_GIVEN INFORMATION_
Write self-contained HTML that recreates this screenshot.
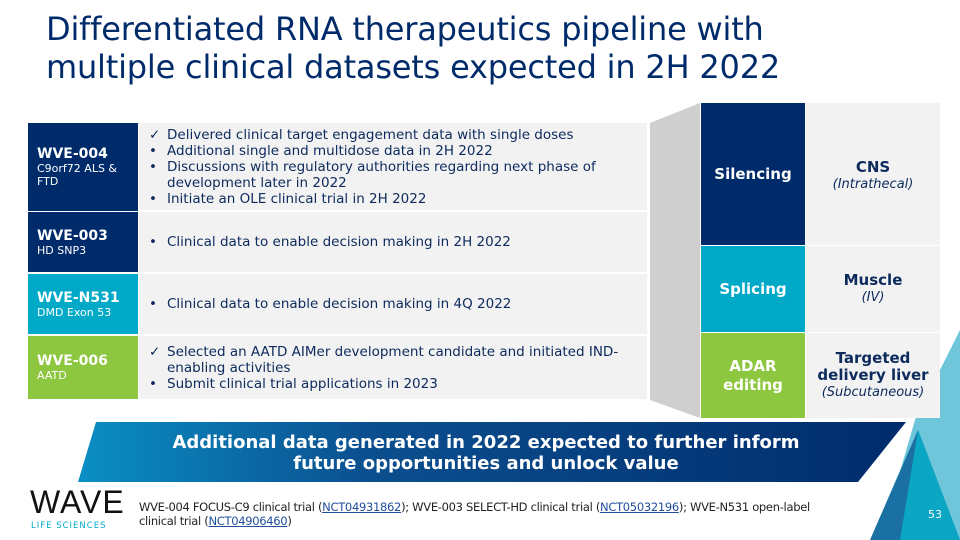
<!DOCTYPE html>
<html><head><meta charset="utf-8"><style>
*{margin:0;padding:0;box-sizing:border-box}
body{width:960px;height:540px;overflow:hidden;background:#fff;font-family:"DejaVu Sans","Liberation Sans",sans-serif;position:relative}
.abs{position:absolute}
h1{position:absolute;left:46px;top:10px;font-size:32px;line-height:38px;font-weight:normal;color:#002b6b;white-space:nowrap;letter-spacing:-0.2px}
.lab{position:absolute;left:28px;width:110px;color:#fff;padding-left:9px;display:flex;flex-direction:column;justify-content:center}
.lab b{font-size:14px}
.lab span{font-size:11px;line-height:13px}
.txt{position:absolute;left:139px;width:508px;background:#f2f2f2;color:#0c2a5c;font-size:13.5px;line-height:16px;display:flex;flex-direction:column;justify-content:center;padding-left:8px}
.li{padding-left:20px;position:relative}
.li i{position:absolute;left:2px;font-style:normal}
.rc{position:absolute;display:flex;flex-direction:column;justify-content:center;align-items:center;text-align:center}
.mod{left:701px;width:104px;color:#fff;font-weight:bold;font-size:15px;line-height:19px}
.org{left:806px;width:134px;background:#f2f2f2;color:#0c2a5c;font-weight:bold;font-size:15px;line-height:17px}
.org em{font-weight:normal;font-size:13px}
</style></head><body>
<h1>Differentiated RNA therapeutics pipeline with<br>multiple clinical datasets expected in 2H 2022</h1>

<div class="lab" style="top:123px;height:88px;background:#002b6b"><b>WVE-004</b><span>C9orf72 ALS &amp;<br>FTD</span></div>
<div class="txt" style="top:123px;height:87px">
<div class="li"><i>✓</i>Delivered clinical target engagement data with single doses</div>
<div class="li"><i>•</i>Additional single and multidose data in 2H 2022</div>
<div class="li"><i>•</i>Discussions with regulatory authorities regarding next phase of development later in 2022</div>
<div class="li"><i>•</i>Initiate an OLE clinical trial in 2H 2022</div></div>

<div class="lab" style="top:212px;height:60px;background:#002b6b"><b>WVE-003</b><span>HD SNP3</span></div>
<div class="txt" style="top:212px;height:60px"><div class="li"><i>•</i>Clinical data to enable decision making in 2H 2022</div></div>

<div class="lab" style="top:274px;height:60px;background:#00a9c7"><b>WVE-N531</b><span>DMD Exon 53</span></div>
<div class="txt" style="top:274px;height:60px"><div class="li"><i>•</i>Clinical data to enable decision making in 4Q 2022</div></div>

<div class="lab" style="top:336px;height:63px;background:#8dc63f"><b>WVE-006</b><span>AATD</span></div>
<div class="txt" style="top:336px;height:63px">
<div class="li"><i>✓</i>Selected an AATD AIMer development candidate and initiated IND-enabling activities</div>
<div class="li"><i>•</i>Submit clinical trial applications in 2023</div></div>

<svg class="abs" style="left:0;top:0" width="960" height="540">
<defs><linearGradient id="bg" x1="0" x2="1" y1="0" y2="0"><stop offset="0" stop-color="#0a8fc4"/><stop offset="0.35" stop-color="#0b4f8f"/><stop offset="1" stop-color="#002b6b"/></linearGradient></defs>
<polygon points="650,123 700,103 700,418 650,400" fill="#cfcfcf"/>
<polygon points="960,330 960,540 870,540" fill="#a7dde9"/>
<polygon points="915,420 960,330 960,540 880,540" fill="#6fc6db"/>
<polygon points="918,430 870,540 960,540" fill="#1a6fa3"/>
<polygon points="918,430 960,540 900,540" fill="#0aa6c4"/>
</svg>

<div class="rc mod" style="top:103px;height:142px;background:#002b6b">Silencing</div>
<div class="rc mod" style="top:246px;height:86px;background:#00a9c7">Splicing</div>
<div class="rc mod" style="top:333px;height:85px;background:#8dc63f">ADAR<br>editing</div>
<div class="rc org" style="top:103px;height:142px;justify-content:flex-start;padding-top:56px">CNS<em>(Intrathecal)</em></div>
<div class="rc org" style="top:246px;height:86px">Muscle<em>(IV)</em></div>
<div class="rc org" style="top:333px;height:85px">Targeted<br>delivery liver<em>(Subcutaneous)</em></div>

<svg class="abs" style="left:0;top:0" width="960" height="540">
<polygon points="96,422 906,422 858,482 78,482" fill="url(#bg)"/></svg>
<div class="abs" style="left:86px;top:432px;width:800px;text-align:center;color:#fff;font-weight:bold;font-size:18px;line-height:21px">Additional data generated in 2022 expected to further inform<br>future opportunities and unlock value</div>

<div class="abs" style="left:30px;top:484px;color:#111;font-size:32px;letter-spacing:1px;font-family:'Liberation Sans',sans-serif">WAVE</div>
<div class="abs" style="left:31px;top:521px;color:#00a9c7;font-size:8.5px;letter-spacing:1px">LIFE SCIENCES</div>
<div class="abs" style="left:139px;top:500px;width:700px;color:#222;font-size:11.5px;line-height:14px;letter-spacing:-0.3px">WVE-004 FOCUS-C9 clinical trial (<u style="color:#1f4e9c">NCT04931862</u>); WVE-003 SELECT-HD clinical trial (<u style="color:#1f4e9c">NCT05032196</u>); WVE-N531 open-label<br>clinical trial (<u style="color:#1f4e9c">NCT04906460</u>)</div>
<div class="abs" style="left:928px;top:508px;color:#fff;font-size:11px">53</div>
</body></html>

_YOUR INSTRUCTIONS_
Quote each line of the listing exactly, but leave the pictures out.

_WRITTEN ANSWER_
Write self-contained HTML that recreates this screenshot.
<!DOCTYPE html>
<html><head><meta charset="utf-8"><style>
*{margin:0;padding:0;box-sizing:border-box}
body{width:960px;height:540px;overflow:hidden;background:#fff;font-family:"DejaVu Sans","Liberation Sans",sans-serif;position:relative}
.abs{position:absolute}
h1{position:absolute;left:46px;top:10px;font-size:32px;line-height:38px;font-weight:normal;color:#002b6b;white-space:nowrap;letter-spacing:-0.2px}
.lab{position:absolute;left:28px;width:110px;color:#fff;padding-left:9px;display:flex;flex-direction:column;justify-content:center}
.lab b{font-size:14px}
.lab span{font-size:11px;line-height:13px}
.txt{position:absolute;left:139px;width:508px;background:#f2f2f2;color:#0c2a5c;font-size:13.5px;line-height:16px;display:flex;flex-direction:column;justify-content:center;padding-left:8px}
.li{padding-left:20px;position:relative}
.li i{position:absolute;left:2px;font-style:normal}
.rc{position:absolute;display:flex;flex-direction:column;justify-content:center;align-items:center;text-align:center}
.mod{left:701px;width:104px;color:#fff;font-weight:bold;font-size:15px;line-height:19px}
.org{left:806px;width:134px;background:#f2f2f2;color:#0c2a5c;font-weight:bold;font-size:15px;line-height:17px}
.org em{font-weight:normal;font-size:13px}
</style></head><body>
<h1>Differentiated RNA therapeutics pipeline with<br>multiple clinical datasets expected in 2H 2022</h1>

<div class="lab" style="top:123px;height:88px;background:#002b6b"><b>WVE-004</b><span>C9orf72 ALS &amp;<br>FTD</span></div>
<div class="txt" style="top:123px;height:87px">
<div class="li"><i>✓</i>Delivered clinical target engagement data with single doses</div>
<div class="li"><i>•</i>Additional single and multidose data in 2H 2022</div>
<div class="li"><i>•</i>Discussions with regulatory authorities regarding next phase of development later in 2022</div>
<div class="li"><i>•</i>Initiate an OLE clinical trial in 2H 2022</div></div>

<div class="lab" style="top:212px;height:60px;background:#002b6b"><b>WVE-003</b><span>HD SNP3</span></div>
<div class="txt" style="top:212px;height:60px"><div class="li"><i>•</i>Clinical data to enable decision making in 2H 2022</div></div>

<div class="lab" style="top:274px;height:60px;background:#00a9c7"><b>WVE-N531</b><span>DMD Exon 53</span></div>
<div class="txt" style="top:274px;height:60px"><div class="li"><i>•</i>Clinical data to enable decision making in 4Q 2022</div></div>

<div class="lab" style="top:336px;height:63px;background:#8dc63f"><b>WVE-006</b><span>AATD</span></div>
<div class="txt" style="top:336px;height:63px">
<div class="li"><i>✓</i>Selected an AATD AIMer development candidate and initiated IND-enabling activities</div>
<div class="li"><i>•</i>Submit clinical trial applications in 2023</div></div>

<svg class="abs" style="left:0;top:0" width="960" height="540">
<defs><linearGradient id="bg" x1="0" x2="1" y1="0" y2="0"><stop offset="0" stop-color="#0a8fc4"/><stop offset="0.35" stop-color="#0b4f8f"/><stop offset="1" stop-color="#002b6b"/></linearGradient></defs>
<polygon points="650,123 700,103 700,418 650,400" fill="#cfcfcf"/>
<polygon points="960,330 960,540 870,540" fill="#a7dde9"/>
<polygon points="915,420 960,330 960,540 880,540" fill="#6fc6db"/>
<polygon points="918,430 870,540 960,540" fill="#1a6fa3"/>
<polygon points="918,430 960,540 900,540" fill="#0aa6c4"/>
</svg>

<div class="rc mod" style="top:103px;height:142px;background:#002b6b">Silencing</div>
<div class="rc mod" style="top:246px;height:86px;background:#00a9c7">Splicing</div>
<div class="rc mod" style="top:333px;height:85px;background:#8dc63f">ADAR<br>editing</div>
<div class="rc org" style="top:103px;height:142px;justify-content:flex-start;padding-top:56px">CNS<em>(Intrathecal)</em></div>
<div class="rc org" style="top:246px;height:86px">Muscle<em>(IV)</em></div>
<div class="rc org" style="top:333px;height:85px">Targeted<br>delivery liver<em>(Subcutaneous)</em></div>

<svg class="abs" style="left:0;top:0" width="960" height="540">
<polygon points="96,422 906,422 858,482 78,482" fill="url(#bg)"/></svg>
<div class="abs" style="left:86px;top:432px;width:800px;text-align:center;color:#fff;font-weight:bold;font-size:18px;line-height:21px">Additional data generated in 2022 expected to further inform<br>future opportunities and unlock value</div>

<div class="abs" style="left:30px;top:484px;color:#111;font-size:32px;letter-spacing:1px;font-family:'Liberation Sans',sans-serif">WAVE</div>
<div class="abs" style="left:31px;top:521px;color:#00a9c7;font-size:8.5px;letter-spacing:1px">LIFE SCIENCES</div>
<div class="abs" style="left:139px;top:500px;width:700px;color:#222;font-size:11.5px;line-height:14px;letter-spacing:-0.3px">WVE-004 FOCUS-C9 clinical trial (<u style="color:#1f4e9c">NCT04931862</u>); WVE-003 SELECT-HD clinical trial (<u style="color:#1f4e9c">NCT05032196</u>); WVE-N531 open-label<br>clinical trial (<u style="color:#1f4e9c">NCT04906460</u>)</div>
<div class="abs" style="left:928px;top:508px;color:#fff;font-size:11px">53</div>
</body></html>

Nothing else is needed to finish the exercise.